04. Bound Metal FUsed Filament Fabrication

Combining the principles of Metal Injection Molding (MIM) and Fused Filament Fabrication (FFF), this technology uses metal powder encapsulated in a wax matrix as its filament feedstock. This filament is extruded in the same way as a traditional polymer 3D printer would extrude plastic filament, the resulting green state part goes through a wash, then a sintering cycle. Once sintered you will have a solid metal part. Examples include tooling, molds & dies, metal prototyping and even consumer ready end use parts. The most noteworthy benefit of this technology is its price point, being significantly less than other metal 3DP technologies such as SLM (Selective Laser Melting).

05. ADVANCED POLYMER 3DP Carbon fiber reinforced (CFR)

Strong, resilient, impact resistant, load bearing, are just a few key words that describe Carbon Fiber Reinforced 3D printed parts. This technology uses a Nylon print media with chopped carbon fiber, this composite matrix allows for the creation of strong end use parts. Additionally, continuous CRF enables the printing of parts with strength comparable to aluminum. Examples include molds and dies, load bearing and impact resistant parts. Furthermore, other engineering-grade materials enhance these 3D printed parts, offering features like flame retardancy and ESD resistance for electronic assemblies.

06. Advanced Polymer 3DP SLA (Stereolithography)

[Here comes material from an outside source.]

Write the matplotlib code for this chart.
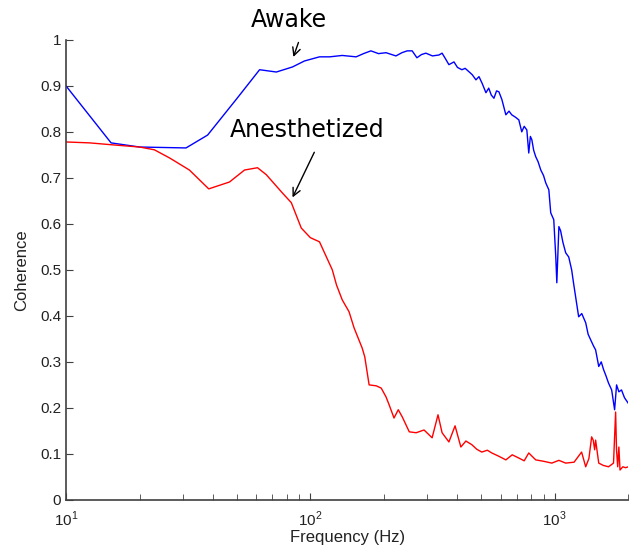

When precision matters SLA (stereolithography) shines. This technology uses photopolymer resins cured by light, in very fine layer increments to achieve geometries that are unimaginable through traditional subtractive manufacturing or even FDM 3D printing. An extensive catalog of engineering-grade materials caters to diverse applications, from flame-retardancy and ESD-resistant components to rigid and even flexible rubber-like parts. Examples include molds, dies, fixtures, end use consumer goods, prototyping, watertight components to applications in fashion and apparel allowing for small run customized items.